ACT News

Canberra's coldest winter in 15 years and wettest in 10 years finally ending

After enduring the coldest winter in 15 years and wettest winter in 10 years, Canberrans are ready to shed the layers, plant the bulbs and sit in the sun with the arrival of spring - finally - on Tuesday.

True, a freezing morning is still forecast for the first day of spring on Tuesday but the turn of the calendar to September 1 provides a major psychological boost for any resident of the national capital.

Matilda Hodder, 4, with her parents Emma and Jarrod Hodder getting ready for spring.
Matilda Hodder, 4, with her parents Emma and Jarrod Hodder getting ready for spring.  Photo: Jay Cronan

Because, as the stats prove, we've done it tough this winter.

Weatherzone has provided some preliminary statistics for winter 2015 at the Canberra airport which show we shivered through 53 below-zero mornings - 10 more than normal.

The coldest temperature for winter this year was minus 7 degrees, which was recorded on two days, June 2 and July 3. The warmest day was August 22, with a top temperature of 21 degrees.

The average temperature for this winter was 6.41 degrees compared to the long-term average of 6.43 to 6.45 degrees.


Weatherzone senior meteorologist Anthony Duke said the average night-time temperatures for winter this year was expected to be around minus 0.2 degrees, which was 0.8 degrees colder than the average of 0.6 degrees.

Maximum day-time temperatures during winter were actually warmer than average of 12.3 degrees by 0.7 degrees. 

"Because the overnight temperatures have been 0.8 degrees below average and the day-time temperatures have been 0.7 degrees above, [the overall temperature] comes out at very close to average but it is still coldest winter in 15 years at Canberra airport," Mr Duke said.

"You've got reason to complain."

Mr Duke said to Friday there had been 158mm of rain at Canberra airport which was 24 per cent more than average.

"That makes it the wettest winter in 10 years," he said.

There were reports of snow in Canberra on August 12, with cold air and clear skies combining to make it an especially chilly winter.

"We did see stronger cold fronts move through, certainly than we have in recent winters," Mr Duke said.

"So that just means we had colder air move up from the Southern Ocean more frequently and it stuck around longer. We had some fairly prolonged spells of high pressure as well in between those cold fronts and that particularly affects the overnight temperatures with clearer skies and light winds overnight."

The average top temperature in spring at Canberra airport is 19.4 degrees and warmer temperatures are keenly anticipated. The outlook for the first day of spring this year at this stage is minus 1 to 16 degrees.

Rodney Toll of Rodney's Plant Plus at Pialligo said the nursery was getting busy with 'green thumbs' out in search of colour for their spring and summer gardens. 

"Spring is definitely the busiest time of the year for us," he said. "Trade is very quiet over winter when people hibernate and then they come out in spring."

Jarrod and Emma Hodder will be celebrating their first spring in their new home in Googong, which they moved into in December and where they have created a native garden from scratch.
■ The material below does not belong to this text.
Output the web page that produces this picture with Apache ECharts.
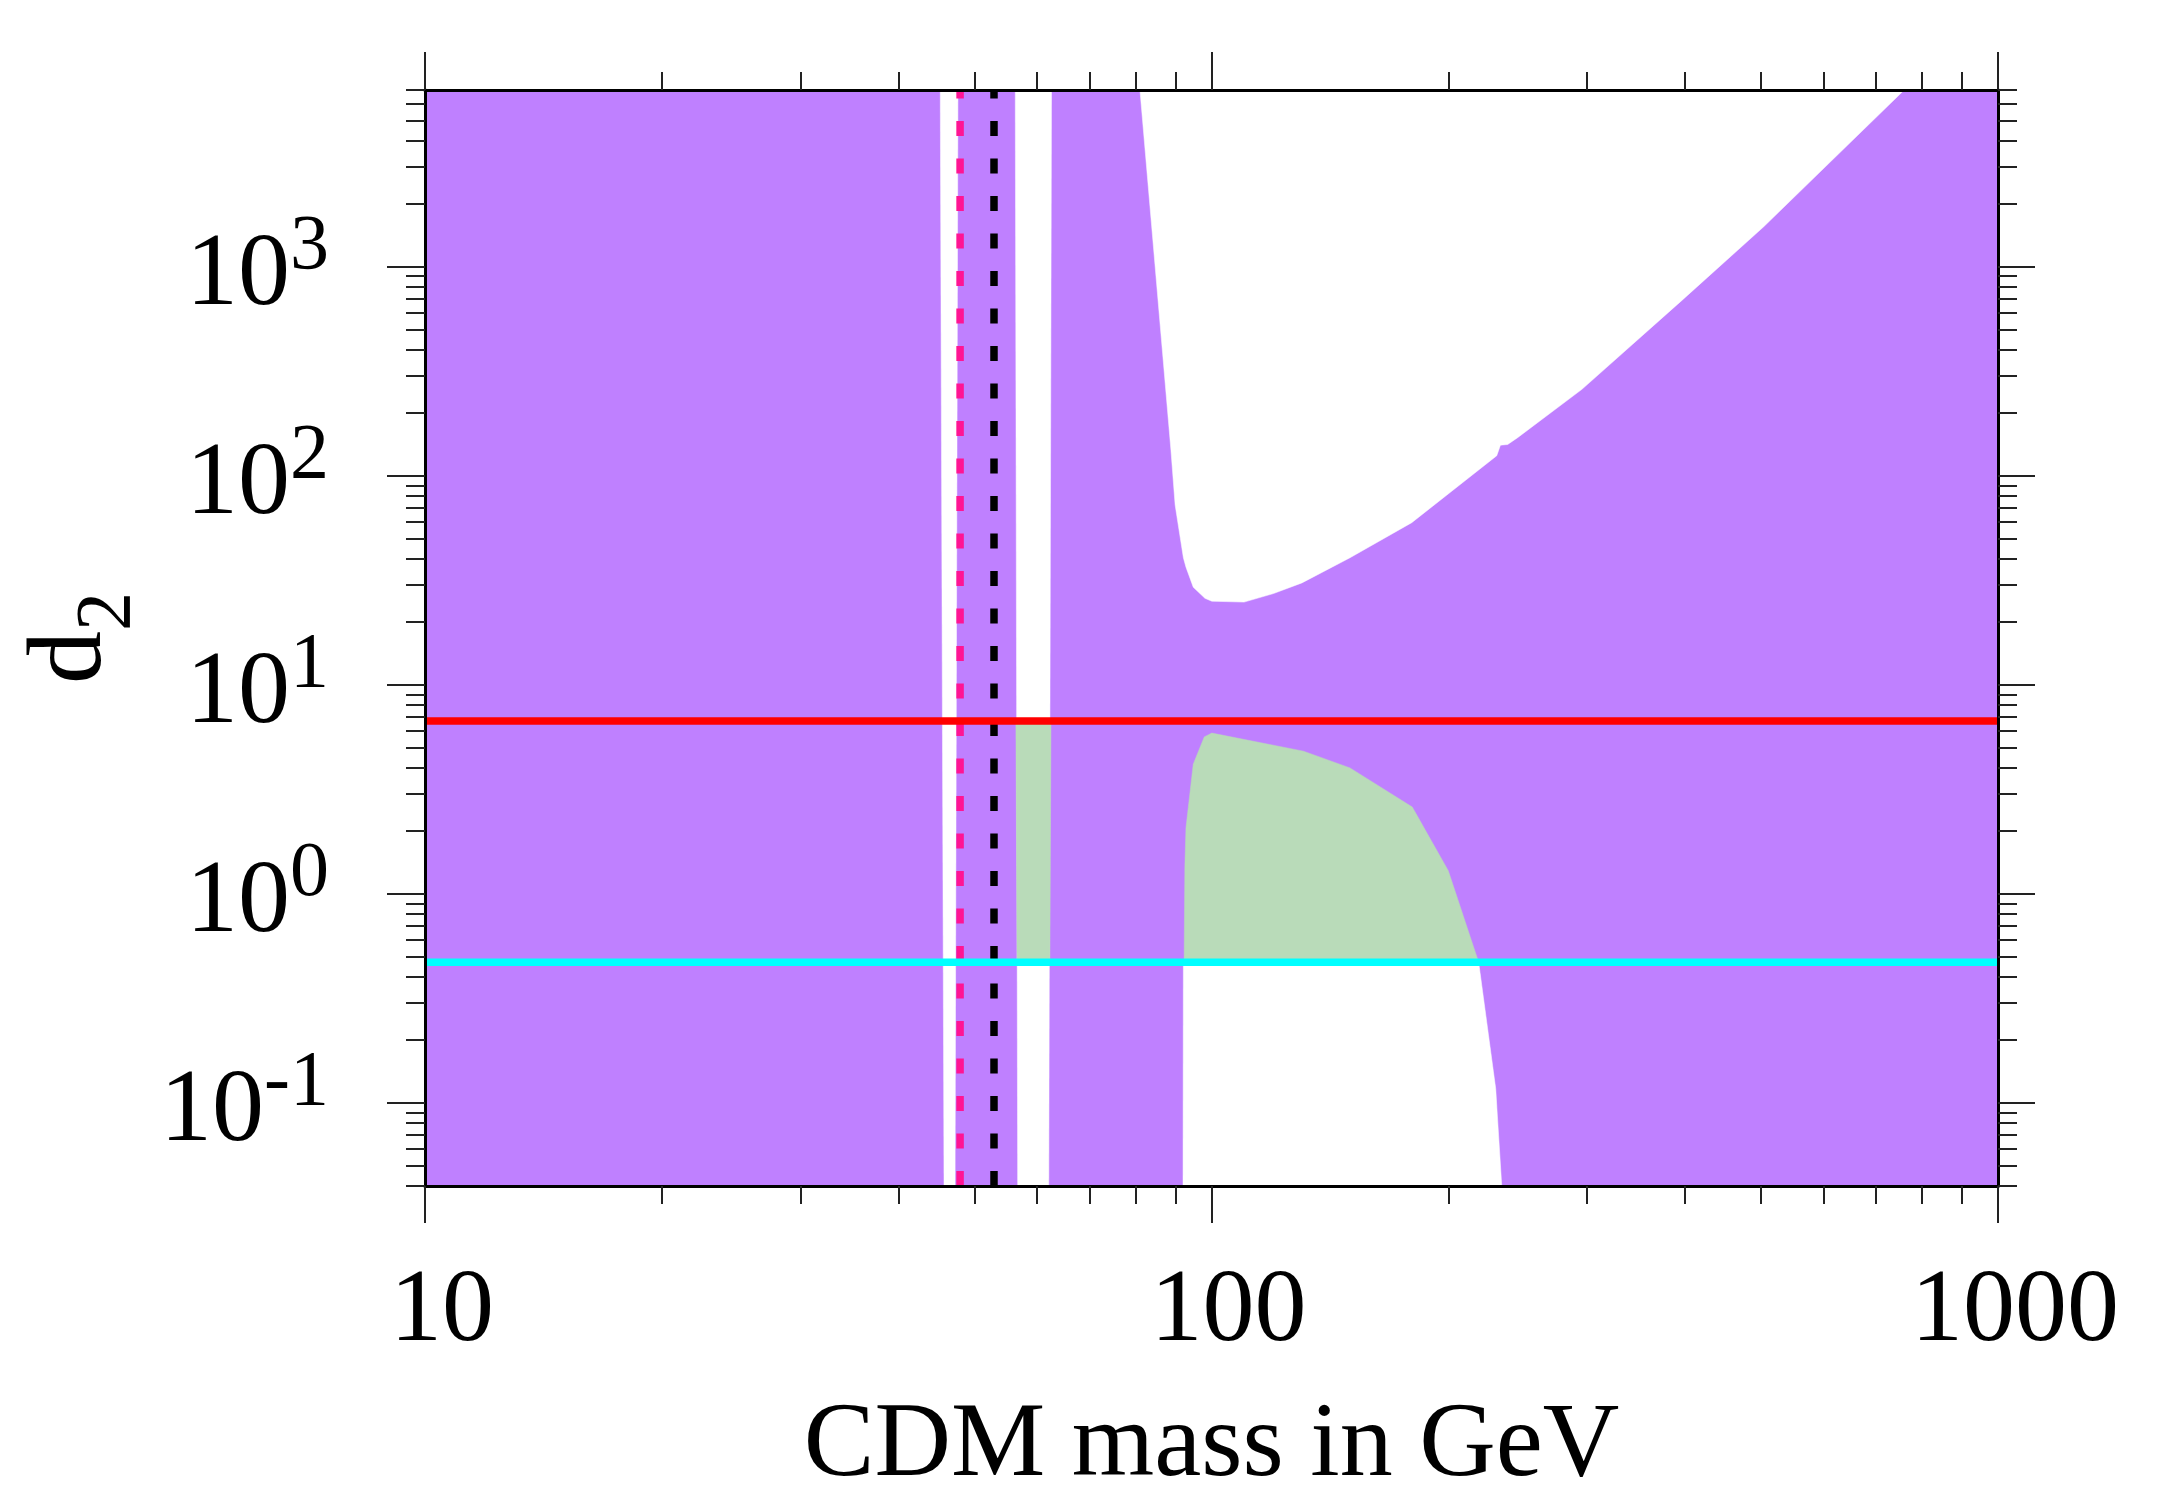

With two young children, Matilda, four, and Beau, six months, it has been a long winter.

"You feel happier [with the arrival of spring]. After being cooped up for so long, you can't wait to get outside," Mrs Hodder said.

And the biggest celebration of spring - Floriade - kicks off in Commonwealth Park on September 12.

Head gardener Andrew Forster said up to 25 gardeners had been busy in the preceding months planting 1 million bulbs and annuals.

The theme for Floriade this year was "reflection" with a nod to the centenary of Gallipoli. Mr Forster said a feature would be  three-dimensional raised garden beds including a rising sun and an aeroplane.

Spring for him meant the fruition of months of hard work.

"It's nice to get to the start of Floriade and see all the people come through the gates and for us to hear what people think," he said.